# start of RECORDS TO USE

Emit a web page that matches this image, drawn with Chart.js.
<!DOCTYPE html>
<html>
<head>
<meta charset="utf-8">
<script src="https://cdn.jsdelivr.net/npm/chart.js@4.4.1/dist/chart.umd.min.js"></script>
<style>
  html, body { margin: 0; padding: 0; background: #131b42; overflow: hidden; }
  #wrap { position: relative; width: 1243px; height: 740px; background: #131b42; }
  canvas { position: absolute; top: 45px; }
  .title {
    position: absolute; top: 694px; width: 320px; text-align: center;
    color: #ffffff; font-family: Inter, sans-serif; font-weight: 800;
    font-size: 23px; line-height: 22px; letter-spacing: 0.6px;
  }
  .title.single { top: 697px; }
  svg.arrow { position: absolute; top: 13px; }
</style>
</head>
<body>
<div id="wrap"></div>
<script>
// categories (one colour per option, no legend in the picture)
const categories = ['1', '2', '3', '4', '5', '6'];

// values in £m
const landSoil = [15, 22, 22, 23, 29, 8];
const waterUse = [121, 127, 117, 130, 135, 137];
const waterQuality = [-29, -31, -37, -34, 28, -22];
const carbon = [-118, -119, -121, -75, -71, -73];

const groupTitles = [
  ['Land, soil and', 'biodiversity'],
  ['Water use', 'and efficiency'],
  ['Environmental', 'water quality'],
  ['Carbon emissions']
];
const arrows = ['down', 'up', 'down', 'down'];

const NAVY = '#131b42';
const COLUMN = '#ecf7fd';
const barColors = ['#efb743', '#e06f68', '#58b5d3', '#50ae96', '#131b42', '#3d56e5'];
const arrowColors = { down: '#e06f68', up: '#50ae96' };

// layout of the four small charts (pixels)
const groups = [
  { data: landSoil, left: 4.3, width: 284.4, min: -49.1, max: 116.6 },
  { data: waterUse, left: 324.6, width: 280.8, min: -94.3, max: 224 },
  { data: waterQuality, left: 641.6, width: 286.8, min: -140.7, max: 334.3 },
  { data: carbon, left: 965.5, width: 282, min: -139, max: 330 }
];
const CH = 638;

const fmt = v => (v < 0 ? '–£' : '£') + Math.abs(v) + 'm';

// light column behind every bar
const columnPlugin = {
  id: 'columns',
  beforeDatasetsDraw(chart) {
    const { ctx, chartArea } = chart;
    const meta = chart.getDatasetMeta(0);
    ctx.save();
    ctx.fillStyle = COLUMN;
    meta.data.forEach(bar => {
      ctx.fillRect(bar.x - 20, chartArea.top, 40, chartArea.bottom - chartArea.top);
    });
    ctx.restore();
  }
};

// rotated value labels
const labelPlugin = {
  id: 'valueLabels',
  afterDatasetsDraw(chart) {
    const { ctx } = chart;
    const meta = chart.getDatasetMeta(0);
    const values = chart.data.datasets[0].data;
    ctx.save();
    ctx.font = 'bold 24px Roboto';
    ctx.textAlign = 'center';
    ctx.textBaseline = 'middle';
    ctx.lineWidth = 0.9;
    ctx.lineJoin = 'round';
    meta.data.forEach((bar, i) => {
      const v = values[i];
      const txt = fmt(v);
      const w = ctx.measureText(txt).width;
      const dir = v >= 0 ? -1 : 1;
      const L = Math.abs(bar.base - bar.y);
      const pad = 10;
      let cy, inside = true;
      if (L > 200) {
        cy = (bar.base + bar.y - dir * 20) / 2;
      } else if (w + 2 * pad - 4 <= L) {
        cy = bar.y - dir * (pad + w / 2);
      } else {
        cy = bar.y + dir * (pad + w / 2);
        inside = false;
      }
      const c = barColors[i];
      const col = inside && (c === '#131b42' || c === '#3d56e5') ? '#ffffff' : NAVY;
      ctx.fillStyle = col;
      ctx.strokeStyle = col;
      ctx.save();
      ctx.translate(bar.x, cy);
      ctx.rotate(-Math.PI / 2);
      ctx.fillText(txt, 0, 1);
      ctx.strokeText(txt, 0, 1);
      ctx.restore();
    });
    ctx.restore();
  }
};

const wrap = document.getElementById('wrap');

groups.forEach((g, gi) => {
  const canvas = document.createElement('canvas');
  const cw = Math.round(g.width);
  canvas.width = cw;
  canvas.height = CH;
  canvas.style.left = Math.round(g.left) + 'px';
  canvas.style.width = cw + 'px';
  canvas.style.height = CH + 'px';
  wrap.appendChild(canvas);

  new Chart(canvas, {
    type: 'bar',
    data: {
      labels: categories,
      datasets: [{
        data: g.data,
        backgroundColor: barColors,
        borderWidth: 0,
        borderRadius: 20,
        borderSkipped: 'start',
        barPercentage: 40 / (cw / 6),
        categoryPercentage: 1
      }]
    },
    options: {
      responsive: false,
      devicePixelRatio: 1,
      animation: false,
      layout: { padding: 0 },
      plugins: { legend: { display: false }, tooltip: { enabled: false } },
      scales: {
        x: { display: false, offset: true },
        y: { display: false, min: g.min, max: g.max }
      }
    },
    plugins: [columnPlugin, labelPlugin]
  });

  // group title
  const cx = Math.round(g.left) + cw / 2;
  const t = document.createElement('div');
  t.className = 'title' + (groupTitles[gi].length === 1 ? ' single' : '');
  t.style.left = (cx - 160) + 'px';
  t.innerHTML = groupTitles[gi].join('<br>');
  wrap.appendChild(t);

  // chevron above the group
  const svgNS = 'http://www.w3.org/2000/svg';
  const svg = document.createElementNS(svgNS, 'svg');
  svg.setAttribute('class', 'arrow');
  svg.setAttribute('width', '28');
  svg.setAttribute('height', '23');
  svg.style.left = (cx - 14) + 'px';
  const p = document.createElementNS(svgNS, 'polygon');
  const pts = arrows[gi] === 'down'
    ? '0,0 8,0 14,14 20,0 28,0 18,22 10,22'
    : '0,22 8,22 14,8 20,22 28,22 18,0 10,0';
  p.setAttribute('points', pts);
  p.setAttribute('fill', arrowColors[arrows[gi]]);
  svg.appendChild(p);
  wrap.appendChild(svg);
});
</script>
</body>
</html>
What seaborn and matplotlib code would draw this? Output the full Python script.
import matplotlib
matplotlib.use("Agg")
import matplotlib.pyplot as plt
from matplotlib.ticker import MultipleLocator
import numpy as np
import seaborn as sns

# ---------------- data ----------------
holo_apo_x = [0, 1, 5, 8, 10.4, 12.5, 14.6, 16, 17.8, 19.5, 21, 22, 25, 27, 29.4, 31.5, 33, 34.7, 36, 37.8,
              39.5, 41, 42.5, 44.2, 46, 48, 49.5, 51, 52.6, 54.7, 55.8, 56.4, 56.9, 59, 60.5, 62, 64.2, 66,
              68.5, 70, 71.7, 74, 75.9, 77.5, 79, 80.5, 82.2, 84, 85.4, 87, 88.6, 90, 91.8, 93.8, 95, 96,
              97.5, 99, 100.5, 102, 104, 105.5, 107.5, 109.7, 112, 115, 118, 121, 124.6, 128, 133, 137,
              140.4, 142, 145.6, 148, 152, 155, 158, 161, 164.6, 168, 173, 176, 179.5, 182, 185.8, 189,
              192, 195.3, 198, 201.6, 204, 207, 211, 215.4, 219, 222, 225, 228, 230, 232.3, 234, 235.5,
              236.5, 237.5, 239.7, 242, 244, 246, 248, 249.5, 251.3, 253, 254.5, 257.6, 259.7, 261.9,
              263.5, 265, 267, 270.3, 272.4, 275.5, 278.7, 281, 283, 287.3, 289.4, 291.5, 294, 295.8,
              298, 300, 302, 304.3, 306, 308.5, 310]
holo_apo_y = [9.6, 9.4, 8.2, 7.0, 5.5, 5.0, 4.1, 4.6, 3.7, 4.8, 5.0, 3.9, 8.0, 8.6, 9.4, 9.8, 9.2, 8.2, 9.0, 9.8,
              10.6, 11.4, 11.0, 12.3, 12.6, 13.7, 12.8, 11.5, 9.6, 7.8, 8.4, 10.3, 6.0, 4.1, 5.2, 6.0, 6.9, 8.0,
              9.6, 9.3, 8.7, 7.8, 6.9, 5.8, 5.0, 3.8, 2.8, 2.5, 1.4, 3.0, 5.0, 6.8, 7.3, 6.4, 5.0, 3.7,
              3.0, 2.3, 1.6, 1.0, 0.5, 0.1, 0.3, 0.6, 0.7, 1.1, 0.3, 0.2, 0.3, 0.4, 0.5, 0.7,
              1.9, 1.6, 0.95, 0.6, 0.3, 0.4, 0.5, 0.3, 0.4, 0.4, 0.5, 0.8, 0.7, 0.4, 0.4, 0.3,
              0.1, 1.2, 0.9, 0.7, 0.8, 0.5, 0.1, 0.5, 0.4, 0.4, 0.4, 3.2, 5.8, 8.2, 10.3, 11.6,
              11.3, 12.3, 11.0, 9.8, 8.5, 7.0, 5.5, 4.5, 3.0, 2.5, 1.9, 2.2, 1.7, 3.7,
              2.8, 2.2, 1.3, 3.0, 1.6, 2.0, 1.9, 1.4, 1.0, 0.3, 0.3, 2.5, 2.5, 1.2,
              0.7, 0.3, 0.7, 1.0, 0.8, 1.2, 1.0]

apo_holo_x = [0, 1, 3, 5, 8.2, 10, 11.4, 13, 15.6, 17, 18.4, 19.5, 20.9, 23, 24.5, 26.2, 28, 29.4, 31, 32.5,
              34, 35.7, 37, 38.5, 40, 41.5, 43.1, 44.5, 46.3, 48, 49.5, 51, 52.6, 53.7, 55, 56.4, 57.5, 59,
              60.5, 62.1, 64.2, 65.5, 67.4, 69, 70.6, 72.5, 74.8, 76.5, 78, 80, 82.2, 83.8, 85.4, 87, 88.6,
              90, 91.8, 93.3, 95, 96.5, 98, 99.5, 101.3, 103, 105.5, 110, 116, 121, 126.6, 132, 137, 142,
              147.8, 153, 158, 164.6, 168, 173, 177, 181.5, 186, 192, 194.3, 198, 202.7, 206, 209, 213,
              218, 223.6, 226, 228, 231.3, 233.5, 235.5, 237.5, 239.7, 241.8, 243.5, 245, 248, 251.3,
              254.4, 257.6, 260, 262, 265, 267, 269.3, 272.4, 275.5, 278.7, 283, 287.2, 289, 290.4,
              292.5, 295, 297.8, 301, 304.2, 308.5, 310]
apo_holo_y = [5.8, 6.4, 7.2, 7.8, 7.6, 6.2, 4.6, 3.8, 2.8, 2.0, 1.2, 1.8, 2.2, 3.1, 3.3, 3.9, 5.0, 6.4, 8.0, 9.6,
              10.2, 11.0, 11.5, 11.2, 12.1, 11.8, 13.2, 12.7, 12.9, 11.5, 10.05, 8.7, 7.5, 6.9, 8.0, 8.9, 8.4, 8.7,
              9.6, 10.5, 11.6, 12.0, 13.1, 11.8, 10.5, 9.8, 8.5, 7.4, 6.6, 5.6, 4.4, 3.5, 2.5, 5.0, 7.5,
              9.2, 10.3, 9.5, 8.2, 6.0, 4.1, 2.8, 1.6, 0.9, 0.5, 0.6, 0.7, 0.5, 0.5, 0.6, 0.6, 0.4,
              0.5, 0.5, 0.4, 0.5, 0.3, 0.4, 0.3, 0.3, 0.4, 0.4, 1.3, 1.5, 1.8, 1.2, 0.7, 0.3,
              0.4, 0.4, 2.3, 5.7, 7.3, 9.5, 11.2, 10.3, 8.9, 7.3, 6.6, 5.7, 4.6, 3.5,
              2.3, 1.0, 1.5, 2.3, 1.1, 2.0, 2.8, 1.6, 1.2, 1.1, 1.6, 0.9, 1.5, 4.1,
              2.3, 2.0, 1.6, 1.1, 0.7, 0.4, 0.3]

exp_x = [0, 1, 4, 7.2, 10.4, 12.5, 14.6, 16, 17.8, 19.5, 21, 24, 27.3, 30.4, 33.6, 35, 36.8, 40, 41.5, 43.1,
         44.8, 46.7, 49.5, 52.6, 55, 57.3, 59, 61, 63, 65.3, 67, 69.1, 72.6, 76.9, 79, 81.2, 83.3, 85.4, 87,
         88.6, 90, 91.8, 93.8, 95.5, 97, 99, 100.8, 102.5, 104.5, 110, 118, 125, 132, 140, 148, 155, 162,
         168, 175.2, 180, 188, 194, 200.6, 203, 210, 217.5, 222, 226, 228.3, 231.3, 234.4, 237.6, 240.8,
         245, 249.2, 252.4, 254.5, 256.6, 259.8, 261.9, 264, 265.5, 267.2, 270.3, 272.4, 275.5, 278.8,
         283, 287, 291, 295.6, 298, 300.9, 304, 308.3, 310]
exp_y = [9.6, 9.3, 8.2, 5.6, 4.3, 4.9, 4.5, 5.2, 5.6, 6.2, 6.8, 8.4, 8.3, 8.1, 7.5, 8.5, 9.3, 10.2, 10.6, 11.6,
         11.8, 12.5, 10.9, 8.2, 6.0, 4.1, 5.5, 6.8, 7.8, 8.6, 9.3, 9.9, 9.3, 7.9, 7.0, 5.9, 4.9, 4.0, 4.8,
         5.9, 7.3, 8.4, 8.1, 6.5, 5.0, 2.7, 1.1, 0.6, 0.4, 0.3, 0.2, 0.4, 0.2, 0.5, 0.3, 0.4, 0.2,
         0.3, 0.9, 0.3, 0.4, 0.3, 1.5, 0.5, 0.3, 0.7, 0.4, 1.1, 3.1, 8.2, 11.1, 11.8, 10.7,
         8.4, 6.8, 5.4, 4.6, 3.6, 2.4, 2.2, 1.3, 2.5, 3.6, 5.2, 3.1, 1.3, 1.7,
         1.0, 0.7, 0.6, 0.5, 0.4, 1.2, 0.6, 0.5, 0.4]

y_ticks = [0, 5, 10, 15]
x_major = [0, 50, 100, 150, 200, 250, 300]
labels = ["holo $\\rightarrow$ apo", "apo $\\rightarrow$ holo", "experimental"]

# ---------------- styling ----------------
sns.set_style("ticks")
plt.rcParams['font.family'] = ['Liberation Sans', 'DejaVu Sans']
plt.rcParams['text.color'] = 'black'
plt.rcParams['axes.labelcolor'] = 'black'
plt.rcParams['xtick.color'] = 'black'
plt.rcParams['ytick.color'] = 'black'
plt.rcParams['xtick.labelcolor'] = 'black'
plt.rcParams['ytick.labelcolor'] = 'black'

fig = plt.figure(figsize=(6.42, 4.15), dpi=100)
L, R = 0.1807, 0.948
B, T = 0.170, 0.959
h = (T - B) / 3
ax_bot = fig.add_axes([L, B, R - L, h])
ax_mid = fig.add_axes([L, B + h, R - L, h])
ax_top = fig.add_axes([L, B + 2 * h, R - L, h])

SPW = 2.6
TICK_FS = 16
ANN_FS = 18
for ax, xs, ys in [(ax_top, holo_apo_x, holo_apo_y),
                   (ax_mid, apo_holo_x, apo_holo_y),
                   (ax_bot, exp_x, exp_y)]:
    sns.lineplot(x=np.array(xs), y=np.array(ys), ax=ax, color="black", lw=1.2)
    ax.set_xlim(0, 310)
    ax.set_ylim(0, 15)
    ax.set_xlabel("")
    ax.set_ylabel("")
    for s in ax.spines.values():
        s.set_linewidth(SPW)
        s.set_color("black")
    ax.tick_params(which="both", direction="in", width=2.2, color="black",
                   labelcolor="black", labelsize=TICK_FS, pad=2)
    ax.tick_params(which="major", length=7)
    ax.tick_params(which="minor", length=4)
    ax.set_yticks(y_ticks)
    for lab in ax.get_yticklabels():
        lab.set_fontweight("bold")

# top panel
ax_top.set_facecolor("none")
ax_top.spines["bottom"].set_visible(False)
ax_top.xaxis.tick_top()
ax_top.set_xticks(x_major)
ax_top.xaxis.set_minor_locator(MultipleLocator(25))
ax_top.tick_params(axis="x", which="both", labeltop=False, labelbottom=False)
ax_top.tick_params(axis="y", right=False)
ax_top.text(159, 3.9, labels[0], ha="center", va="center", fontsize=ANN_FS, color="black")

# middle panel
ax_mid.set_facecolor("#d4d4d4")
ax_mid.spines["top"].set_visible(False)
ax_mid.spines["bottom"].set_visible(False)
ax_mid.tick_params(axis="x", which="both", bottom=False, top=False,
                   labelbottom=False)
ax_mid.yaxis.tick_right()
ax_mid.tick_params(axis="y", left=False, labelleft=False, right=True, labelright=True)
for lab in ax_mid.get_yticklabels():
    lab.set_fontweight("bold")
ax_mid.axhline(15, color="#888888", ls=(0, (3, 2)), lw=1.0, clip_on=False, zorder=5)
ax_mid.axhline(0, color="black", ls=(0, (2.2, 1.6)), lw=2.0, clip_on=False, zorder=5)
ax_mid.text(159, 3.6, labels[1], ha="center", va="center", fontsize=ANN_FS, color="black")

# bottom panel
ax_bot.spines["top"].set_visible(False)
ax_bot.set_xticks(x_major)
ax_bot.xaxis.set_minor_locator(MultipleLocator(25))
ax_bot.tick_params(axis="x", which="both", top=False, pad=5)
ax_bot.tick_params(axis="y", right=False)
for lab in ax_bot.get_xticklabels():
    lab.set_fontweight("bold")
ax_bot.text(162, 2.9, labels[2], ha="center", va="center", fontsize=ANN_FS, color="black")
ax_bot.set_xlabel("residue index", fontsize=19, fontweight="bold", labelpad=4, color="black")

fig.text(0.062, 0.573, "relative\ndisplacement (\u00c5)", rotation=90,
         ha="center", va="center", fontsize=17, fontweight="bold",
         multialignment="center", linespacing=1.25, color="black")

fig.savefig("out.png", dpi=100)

# end of RECORDS TO USE

**YOUR GOAL**
Exactly reproduce the lines that run from the line bearing "What seaborn and" through the line bearing "import seaborn as sns", with both end lines included.

**SOLVED EXERCISE**
What seaborn and matplotlib code would draw this? Output the full Python script.
import matplotlib
matplotlib.use("Agg")
import matplotlib.pyplot as plt
from matplotlib.ticker import MultipleLocator
import numpy as np
import seaborn as sns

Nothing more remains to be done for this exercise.